Changing Article 150 alone is unlikely to solve the broader sense of impunity for online expression crimes; other countries without this constitutional peculiarity face the same struggles. This is why the European Union introduced the Digital Services Act (DSA), providing more agile mechanisms for resolving online expression conflicts. The DSA establishes internal and external appeal processes, alongside judicial oversight. Out-of-court dispute settlement bodies (Article 21 DSA) are independent expert panels addressing content moderation complaints. For example, user-rights.org allows users to challenge both inaction against wrongful content as well as wrongful takedowns, in a faster, cheaper, and more accessible way than traditional subpoenas could ever do.
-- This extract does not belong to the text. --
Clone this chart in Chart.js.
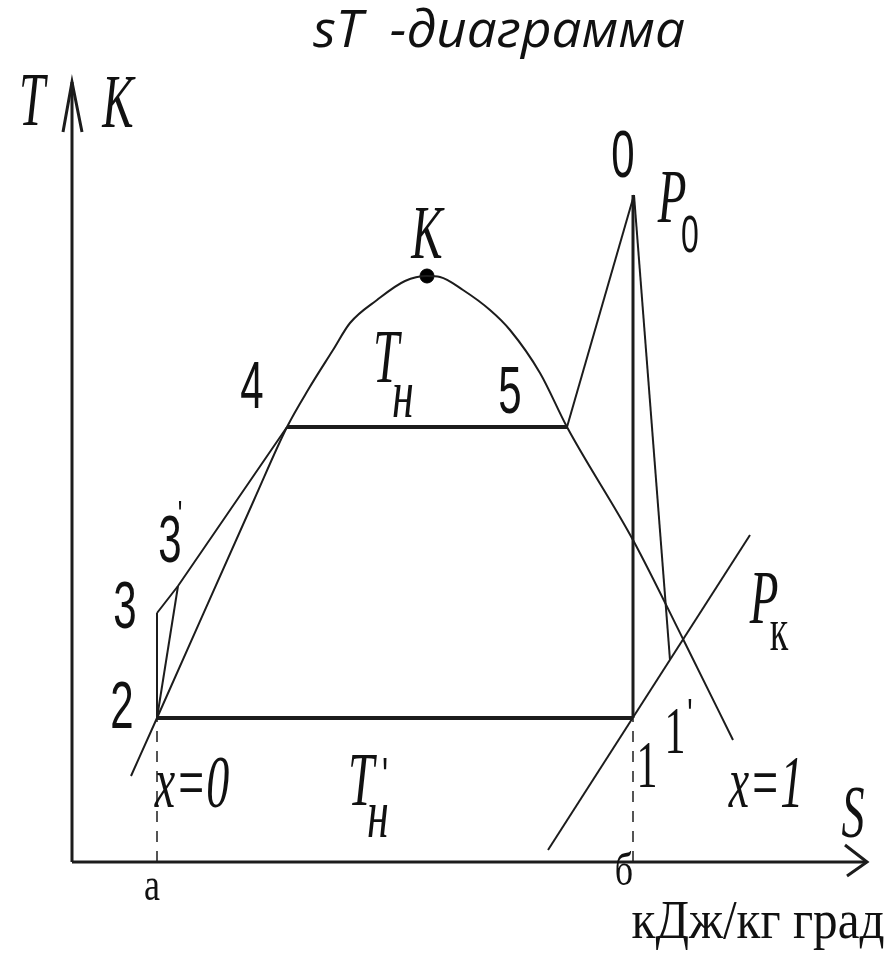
<!DOCTYPE html>
<html>
<head>
<meta charset="utf-8">
<script src="https://cdn.jsdelivr.net/npm/chart.js@4.4.1/dist/chart.umd.min.js"></script>
<style>
  html, body { margin: 0; padding: 0; background: #fff; }
  canvas { display: block; }
</style>
</head>
<body>
<canvas id="st" width="886" height="956"></canvas>
<script>
// s, T in diagram units (origin = axis crossing)
const satS = [5.9, 8.5, 18.2, 21.5, 23.6, 26.1, 27.8, 30.5, 33.3, 35.5, 36.8, 39.1, 41.8, 43.8, 46.8, 49.5, 56.1, 61.3, 66.1];
const satT = [8.6, 14.4, 36.2, 43.5, 47.2, 51.2, 53.9, 56.2, 58.1, 58.6, 58.5, 57.2, 55.2, 53.2, 48.9, 43.5, 32.2, 21.9, 12.2];

const critS = [35.5];
const critT = [58.6];

// cycle points
const pt = {
    '2': [8.5, 14.4],
    '3': [8.5, 24.9],
    "3'": [10.6, 27.6],
    '4': [21.5, 43.5],
    '5': [49.5, 43.5],
    '0': [56.2, 66.7],
    '1': [56.1, 14.4],
    "1'": [59.8, 20.2]
};

const pkS = [47.6, 67.8];
const pkT = [1.2, 32.7];

const axisYS = [0, 0];
const axisYT = [0, 78];
const axisXS = [0, 79.5];
const axisXT = [0, 0];
const arrowYS = [-0.9, 0, 1.0];
const arrowYT = [73, 78, 73];
const arrowXS = [77.3, 79.5, 77.5];
const arrowXT = [1.7, 0, -1.4];

// w = target text width in px (text is stretched to it), sy = vertical stretch
const labels = [
    { text: 'sT  -диаграмма', s: 42.7, t: 81.5, font: 'italic 52px "Open Sans"', sy: 1, w: 372 },
    { text: 'T', s: -4.0, t: 73.7, font: 'italic 47px "Liberation Serif"' },
    { text: 'K', s: 4.6, t: 73.5, font: 'italic 47px "Liberation Serif"' },
    { text: '0', s: 55.1, t: 68.5, font: '42px "Liberation Sans"' },
    { text: 'P', s: 60.0, t: 64.0, font: 'italic 47px "Liberation Serif"' },
    { text: '0', s: 61.8, t: 61.0, font: '32px "Liberation Sans"' },
    { text: 'K', s: 35.5, t: 60.4, font: 'italic 47px "Liberation Serif"' },
    { text: '4', s: 18.0, t: 45.4, font: '42px "Liberation Sans"' },
    { text: 'T', s: 31.4, t: 48.0, font: 'italic 47px "Liberation Serif"' },
    { text: 'н', s: 33.1, t: 44.5, font: 'italic 44px "Liberation Serif"' },
    { text: '5', s: 43.8, t: 44.9, font: '42px "Liberation Sans"' },
    { text: '3', s: 9.8, t: 30.0, font: '42px "Liberation Sans"' },
    { text: "'", s: 10.8, t: 33.4, font: '24px "Liberation Sans"' },
    { text: '3', s: 5.3, t: 23.4, font: '42px "Liberation Sans"' },
    { text: '2', s: 5.0, t: 13.4, font: '42px "Liberation Sans"' },
    { text: 'x=0', s: 12.0, t: 5.5, font: 'italic 46px "Liberation Serif"' },
    { text: 'T', s: 28.9, t: 5.7, font: 'italic 47px "Liberation Serif"' },
    { text: "'", s: 31.3, t: 6.8, font: '32px "Liberation Sans"' },
    { text: 'н', s: 30.6, t: 2.5, font: 'italic 44px "Liberation Serif"' },
    { text: 'P', s: 69.2, t: 23.9, font: 'italic 47px "Liberation Serif"' },
    { text: 'к', s: 70.7, t: 21.2, font: '38px "Liberation Serif"' },
    { text: '1', s: 60.3, t: 10.9, font: '42px "Liberation Serif"' },
    { text: "'", s: 61.8, t: 13.2, font: '28px "Liberation Sans"' },
    { text: '1', s: 57.5, t: 7.5, font: '42px "Liberation Serif"' },
    { text: 'x=1', s: 69.4, t: 5.5, font: 'italic 46px "Liberation Serif"' },
    { text: 'S', s: 78.1, t: 2.5, font: 'italic 46px "Liberation Serif"' },
    { text: 'а', s: 8.0, t: -3.8, font: '36px "Liberation Serif"', sy: 1.3 },
    { text: 'б', s: 55.2, t: -2.3, font: '36px "Liberation Serif"', sy: 1.3 },
    { text: 'кДж/кг град', s: 68.6, t: -7.6, font: '42px "Liberation Serif"', sy: 1.3, w: 253 }
];

const INK = '#1c1c1c';

function zip(xs, ys) {
    return xs.map((v, i) => ({ x: v, y: ys[i] }));
}
function path(...names) {
    return names.map(n => ({ x: pt[n][0], y: pt[n][1] }));
}
function line(data, width, extra) {
    return Object.assign({
        data: data,
        showLine: true,
        borderColor: INK,
        borderWidth: width,
        pointRadius: 0,
        fill: false
    }, extra || {});
}

const labelPlugin = {
    id: 'diagramLabels',
    afterDatasetsDraw(chart) {
        const { ctx, scales: { x, y } } = chart;
        labels.forEach(l => {
            ctx.save();
            ctx.font = l.font;
            ctx.translate(x.getPixelForValue(l.s), y.getPixelForValue(l.t));
            const sx = l.w ? l.w / ctx.measureText(l.text).width : 1;
            ctx.scale(sx, l.sy || 1.6);
            ctx.fillStyle = '#111';
            ctx.textAlign = 'center';
            ctx.textBaseline = 'alphabetic';
            ctx.fillText(l.text, 0, 0);
            ctx.restore();
        });
    }
};

new Chart(document.getElementById('st'), {
    type: 'scatter',
    data: {
        datasets: [
            line(zip(axisYS, axisYT), 3),
            line(zip(axisXS, axisXT), 3),
            line(zip(arrowYS, arrowYT), 3),
            line(zip(arrowXS, arrowXT), 3),
            // saturation curve x=0 ... x=1
            line(zip(satS, satT), 2, { cubicInterpolationMode: 'monotone' }),
            // cycle
            line(path('2', '3'), 2),
            line(path('3', "3'", '4'), 2),
            line(path("3'", '2'), 2),
            line(path('2', '1'), 4),
            line(path('4', '5'), 4),
            line(path('5', '0'), 2),
            line([{ x: pt['1'][0], y: pt['0'][1] }, { x: pt['1'][0], y: pt['1'][1] }], 3),
            line(path('0', "1'"), 2),
            // isobar Pk
            line(zip(pkS, pkT), 2),
            // projections a, б
            line([{ x: pt['2'][0], y: 0 }, { x: pt['2'][0], y: pt['2'][1] }], 1.5, { borderDash: [11, 9] }),
            line([{ x: pt['1'][0], y: 0 }, { x: pt['1'][0], y: pt['1'][1] }], 1.5, { borderDash: [11, 9] }),
            // critical point K
            {
                data: zip(critS, critT),
                pointRadius: 7,
                pointBackgroundColor: '#000',
                pointBorderColor: '#000',
                showLine: false
            }
        ]
    },
    options: {
        responsive: false,
        animation: false,
        layout: { padding: 0, autoPadding: false },
        plugins: {
            legend: { display: false },
            tooltip: { enabled: false }
        },
        scales: {
            x: { type: 'linear', min: -7.2, max: 81.4, display: false },
            y: { type: 'linear', min: -9.4, max: 86.2, display: false }
        }
    },
    plugins: [labelPlugin]
});
</script>
</body>
</html>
Some worry that these alternative dispute resolutions could create a parallel judicial system. However, if these OSD-bodies adhere to judicial standards of fairness, transparency, and balanced rights protection, such concerns can be mitigated. But if we want these decisions to be sound, some judicial guidance will remain essential to ensure coherency.
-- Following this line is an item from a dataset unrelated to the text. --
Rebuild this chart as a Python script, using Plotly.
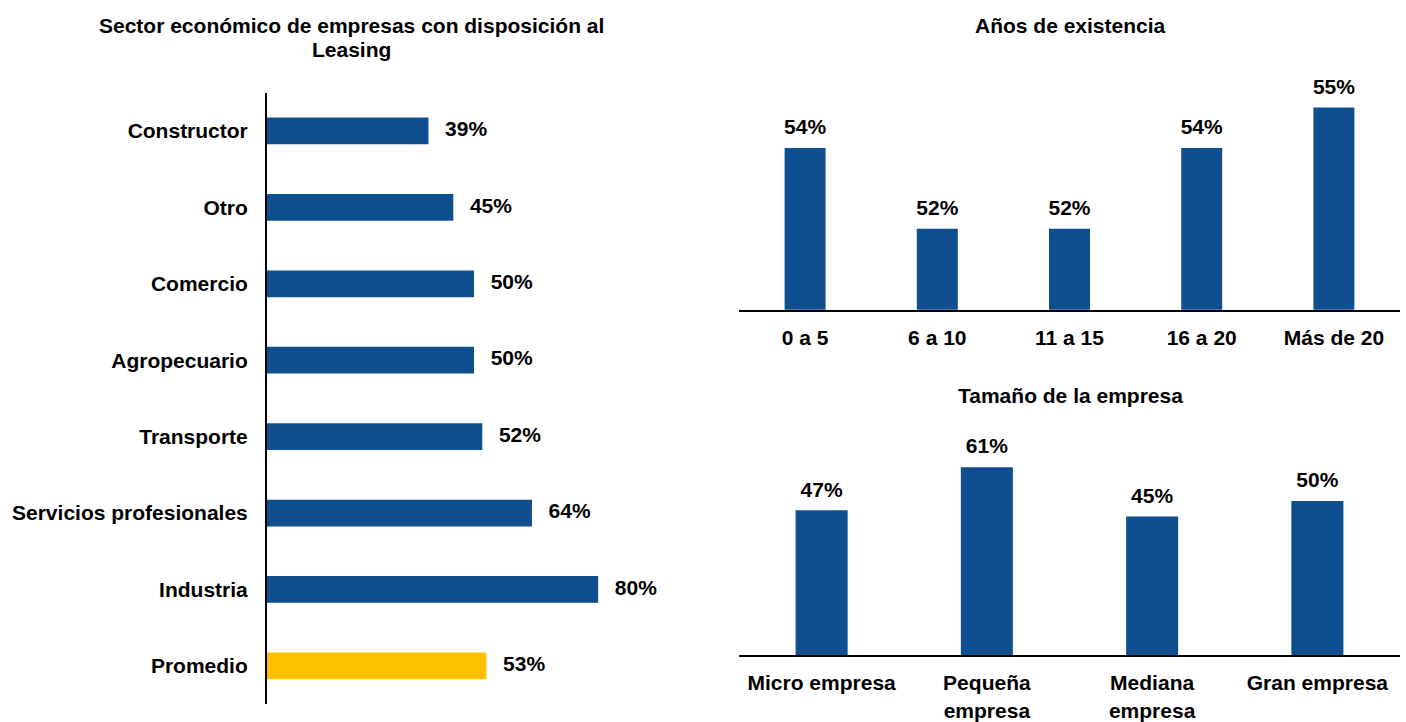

Part III of the S&V Saga suggests that judges are increasingly burdened by these responsibilities – and I get it. Balancing free speech is hard. Deciding the difference between innocent memes and irony-poisoning is hard. Tracing the fine line between a student prank and stalking is hard. But this is where legal doctrine comes into play (see for instance Canal 8 v. France from the ECtHR, with regard to another prank gone wrong). Free speech scholarship must provide a rational, legally sound framework to guide judges, thereby sharing some of the responsibility for these difficult decisions. But someone will have to do the dirty work. No one likes changing diapers, but what else to do until the system is potty-trained? Letting harmful content fester and stink just isn’t option.